Everyone Knows Everyone (And it Actually Helps)

What surprised her most? How much connections mattered. That former employer? She'd kept in touch over the years. In Sri Lanka, everyone knows someone who knows someone else, and that's often how opportunities happen. No LinkedIn algorithm can replicate a well-timed phone call from a friend of a friend.

Of course, it cuts both ways. Privacy's a bit of a myth here. Word travels before you've finished your tea. But when you need help, whether it's finding work or navigating bureaucracy, those same connections show up fast.

When Nothing Goes to Plan (And That's Fine)

The rain caught her off guard that first week, a downpour on a sunny morning. Instead of frustration, she laughed. This was Sri Lanka. Plans are suggestions. The power cuts happen mid-dinner. The ten-minute drive becomes forty. People drop by unannounced because they actually care.
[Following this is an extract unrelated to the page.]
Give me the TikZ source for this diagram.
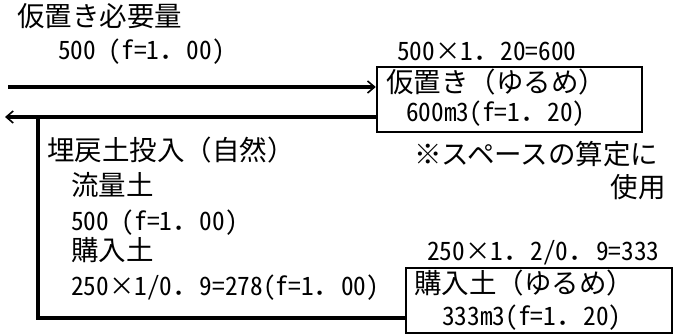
\documentclass[tikz,border=0pt]{standalone}
\usepackage{fontspec}
\setmainfont{Noto Sans CJK JP}
\newfontfamily\hw{Noto Sans CJK JP}[RawFeature=+hwid,Scale=0.92]
\newcommand\fdot{{\normalfont ．}}
\usetikzlibrary{arrows.meta}
\begin{document}
\begin{tikzpicture}[x=1pt,y=-1pt,
  txt/.style={anchor=west,inner sep=0pt,text height=20pt,text depth=4pt,font=\fontsize{27.5}{31}\selectfont},
  rtxt/.style={txt,anchor=east},
  box/.style={draw,line width=2.5pt,inner sep=0pt},
  flow/.style={line width=3.5pt},
  tip/.style={-{Straight Barb[length=7pt,width=12pt,line width=1.6pt]}}]
\useasboundingbox (0,0) rectangle (686,334);
% boxes
\node[box,minimum width=265pt,minimum height=65pt] (b1) at (509.5,99.5) {};
\node[box,minimum width=266pt,minimum height=65pt] (b2) at (539,300.5) {};
% texts
\node[txt] (t1) at (17,19) {仮置き必要量};
\node[txt] (t2) at (58,52) {\hw 500 (f=1\fdot 00)};
\node[txt] (t3) at (397,53) {\hw 500×1\fdot 20=600};
\node[txt] (b1a) at (386,85) {仮置き（ゆるめ）};
\node[txt] (b1b) at (406,114) {\hw 600m3(f=1\fdot 20)};
\node[txt] (t4) at (47,153) {埋戻土投入（自然）};
\node[txt] (t5) at (71,188) {流量土};
\node[txt] (t6) at (71,222) {\hw 500 (f=1\fdot 00)};
\node[txt] (t7) at (71,253) {購入土};
\node[txt] (t8) at (71,287) {\hw 250×1/0\fdot 9=278(f=1\fdot 00)};
\node[txt] (t9) at (414,157) {※スペースの算定に};
\node[rtxt] (t10) at (666,190) {使用};
\node[txt] (t11) at (427,252) {\hw 250×1\fdot 2/0\fdot 9=333};
\node[txt] (b2a) at (414,285) {購入土（ゆるめ）};
\node[txt] (b2b) at (442,317) {\hw 333m3(f=1\fdot 20)};
% connectors
\coordinate (s1) at (8,87);
\coordinate (e2) at (5,117);
\coordinate (c1) at (38,117);
\coordinate (c2) at (38,318);
\draw[flow,tip] (s1) -- (s1 -| b1.west);
\draw[flow,tip] (e2 -| b1.west) -- (e2);
\draw[flow] (c1) -- (c2) -- (c2 -| b2.west);
\end{tikzpicture}
\end{document}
She's learned to dance with it. The unpredictability, the slower rhythm, the way professional and personal life blur together. Progress here isn't always about speed. Sometimes it's about patience and knowing the right person.

What Home Actually Means

Her real homecoming moment? A simple meal. Kiribath with lunumiris and maalu ambul thiyal, made by Amma and Ammi’s (Mother in laws) karawala thel daala. Each bite was an embrace no restaurant abroad could touch.

These days, she savours the small things: roadside achcharu, corner-shop kottu, belimal in the afternoon heat. Ordinary here, impossible luxuries abroad.
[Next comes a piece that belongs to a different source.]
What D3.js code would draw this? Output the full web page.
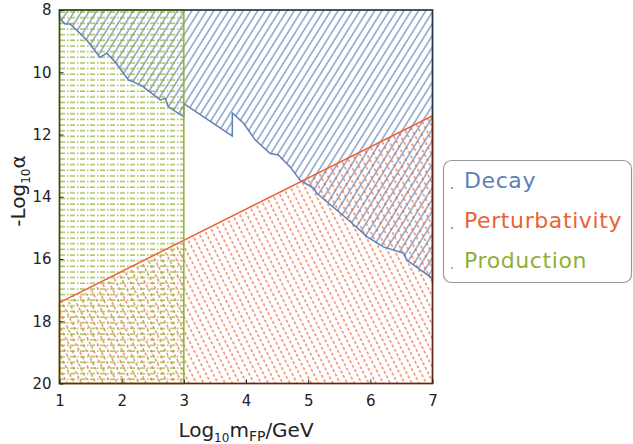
<!DOCTYPE html>
<html>
<head>
<meta charset="utf-8">
<script src="https://cdn.jsdelivr.net/npm/d3@7"></script>
<style>
body { margin: 0; background: #fff; }
text { font-family: "DejaVu Sans", sans-serif; }
</style>
</head>
<body>
<div id="chart"></div>
<script>
// decay boundary (region above the curve is excluded)
var decayX = [1.0, 1.09, 1.17, 1.33, 1.46, 1.65, 1.76, 1.87, 2.11, 2.19, 2.35, 2.62, 2.70, 2.75, 2.98, 3.0, 3.0,
	3.78, 3.78, 3.96, 4.15, 4.39, 4.52, 4.71, 4.87, 5.09, 5.14, 5.62, 5.95, 6.21, 6.54, 6.59, 6.97, 7.0];
var decayY = [8.27, 8.45, 8.45, 8.75, 9.02, 9.52, 9.39, 9.61, 10.25, 10.31, 10.47, 10.89, 10.84, 11.11, 11.41, 11.42, 11.01,
	12.05, 11.31, 11.64, 12.18, 12.61, 12.66, 13.04, 13.47, 13.73, 13.89, 14.70, 15.29, 15.61, 15.82, 16.04, 16.58, 16.68];

// perturbativity boundary (straight line)
var pertX = [1, 7];
var pertY = [17.4, 11.4];

// production limit
var prodMax = 3;

var xTicks = [1, 2, 3, 4, 5, 6, 7];
var yTicks = [8, 10, 12, 14, 16, 18, 20];

var legendNames = ["Decay", "Perturbativity", "Production"];
var legendColors = ["#5E81B5", "#EB6235", "#8FB032"];

var width = 633, height = 444;

var x = d3.scaleLinear().domain([1, 7]).range([59.5, 432.5]);
var y = d3.scaleLinear().domain([8, 20]).range([10, 383.5]);

var svg = d3.select("#chart").append("svg")
	.attr("width", width)
	.attr("height", height);

var defs = svg.append("defs");

// blue "/" hatching
var pb = defs.append("pattern")
	.attr("id", "hatchBlue")
	.attr("patternUnits", "userSpaceOnUse")
	.attr("width", 6.2).attr("height", 10)
	.attr("patternTransform", "rotate(32)");
pb.append("line")
	.attr("x1", 1).attr("x2", 1).attr("y1", -1).attr("y2", 11)
	.attr("stroke", legendColors[0]).attr("stroke-width", 1.1);

// red dashed "\" hatching
var pr = defs.append("pattern")
	.attr("id", "hatchRed")
	.attr("patternUnits", "userSpaceOnUse")
	.attr("width", 6.4).attr("height", 10)
	.attr("patternTransform", "rotate(-27)");
pr.append("line")
	.attr("x1", 1).attr("x2", 1).attr("y1", 0).attr("y2", 10)
	.attr("stroke", legendColors[1]).attr("stroke-width", 1.1)
	.attr("stroke-dasharray", "3,2");

// green dash-dot horizontal hatching
var pg = defs.append("pattern")
	.attr("id", "hatchGreen")
	.attr("patternUnits", "userSpaceOnUse")
	.attr("width", 10).attr("height", 5.65)
	.attr("y", y(8) + 1);
pg.append("line")
	.attr("x1", 0).attr("x2", 10).attr("y1", 1).attr("y2", 1)
	.attr("stroke", legendColors[2]).attr("stroke-width", 1.1)
	.attr("stroke-dasharray", "5,2,1.5,1.5");

var line = d3.line().x(function(d){ return x(d[0]); }).y(function(d){ return y(d[1]); });

// decay region
var decayPts = decayX.map(function(v, i){ return [v, decayY[i]]; });
var decayPoly = decayPts.concat([[7, 8], [1, 8]]);
svg.append("path")
	.attr("d", line(decayPoly) + "Z")
	.attr("fill", "url(#hatchBlue)");

// perturbativity region
var pertPoly = [[pertX[0], pertY[0]], [pertX[1], pertY[1]], [7, 20], [1, 20]];
svg.append("path")
	.attr("d", line(pertPoly) + "Z")
	.attr("fill", "url(#hatchRed)");

// production region
var prodPoly = [[1, 8], [prodMax, 8], [prodMax, 20], [1, 20]];
svg.append("path")
	.attr("d", line(prodPoly) + "Z")
	.attr("fill", "url(#hatchGreen)");

// boundaries
svg.append("path")
	.attr("d", line(decayPoly) + "Z")
	.attr("fill", "none")
	.attr("stroke", legendColors[0]).attr("stroke-width", 1.5);
svg.append("path")
	.attr("d", line(pertPoly) + "Z")
	.attr("fill", "none")
	.attr("stroke", legendColors[1]).attr("stroke-width", 1.5);
svg.append("path")
	.attr("d", line(prodPoly) + "Z")
	.attr("fill", "none")
	.attr("stroke", legendColors[2]).attr("stroke-width", 1.5);

// frame
svg.append("rect")
	.attr("x", x(1)).attr("y", y(8))
	.attr("width", x(7) - x(1)).attr("height", y(20) - y(8))
	.attr("fill", "none")
	.attr("stroke", "rgba(0,0,0,0.6)")
	.attr("stroke-width", 1.6);

// ticks
var xAxis = d3.axisBottom(x).tickValues(xTicks).tickFormat(d3.format("d")).tickSize(-4).tickPadding(12);
var yAxis = d3.axisLeft(y).tickValues(yTicks).tickFormat(d3.format("d")).tickSize(-4).tickPadding(8);

var gx = svg.append("g")
	.attr("transform", "translate(0," + y(20) + ")")
	.call(xAxis);
var gy = svg.append("g")
	.attr("transform", "translate(" + x(1) + ",0)")
	.call(yAxis);
[gx, gy].forEach(function(g){
	g.select(".domain").remove();
	g.selectAll(".tick line").attr("stroke", "#222");
	g.selectAll(".tick text").attr("fill", "#222").style("font-size", "15px");
});

// axis labels
var xl = svg.append("text")
	.attr("x", 246).attr("y", 437)
	.style("text-anchor", "middle")
	.style("font-size", "20px")
	.attr("fill", "#222");
xl.append("tspan").text("Log");
xl.append("tspan").attr("dy", 5).style("font-size", "12px").text("10");
xl.append("tspan").attr("dy", -5).text("m");
xl.append("tspan").attr("dy", 4).style("font-size", "14px").text("FP");
xl.append("tspan").attr("dy", -4).text("/GeV");

var yl = svg.append("text")
	.attr("transform", "translate(25,191) rotate(-90)")
	.style("text-anchor", "middle")
	.style("font-size", "20px")
	.attr("fill", "#222");
yl.append("tspan").text("-Log");
yl.append("tspan").attr("dy", 5).style("font-size", "12px").text("10");
yl.append("tspan").attr("dy", -5).text("α");

// legend
var lg = svg.append("g");
lg.append("rect")
	.attr("x", 443.5).attr("y", 160.5)
	.attr("width", 188).attr("height", 122)
	.attr("rx", 8)
	.attr("fill", "#fff")
	.attr("stroke", "#999").attr("stroke-width", 1.2);

var items = lg.selectAll(".legend")
	.data(legendNames)
	.enter().append("g")
	.attr("class", "legend")
	.attr("transform", function(d, i){ return "translate(0," + (188 + i * 40) + ")"; });
items.append("circle")
	.attr("cx", 452).attr("cy", 0).attr("r", 1)
	.attr("fill", function(d, i){ return legendColors[i]; });
items.append("text")
	.attr("x", 464).attr("y", 0)
	.style("font-size", "22px")
	.style("letter-spacing", "0.6px")
	.attr("fill", function(d, i){ return legendColors[i]; })
	.text(function(d){ return d; });
</script>
</body>
</html>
"Being Sri Lankan isn't about where you live," she reflects. "It's how you live, with warmth and deep roots in people who matter."

The monsoon still surprises her. Her career looks different than it did overseas. But she's also learned what every returnee discovers: when you stop fighting the rhythm and start moving with it, the chaos becomes part of the charm. And that's when Sri Lanka stops feeling like a place you returned to, and starts feeling like home again.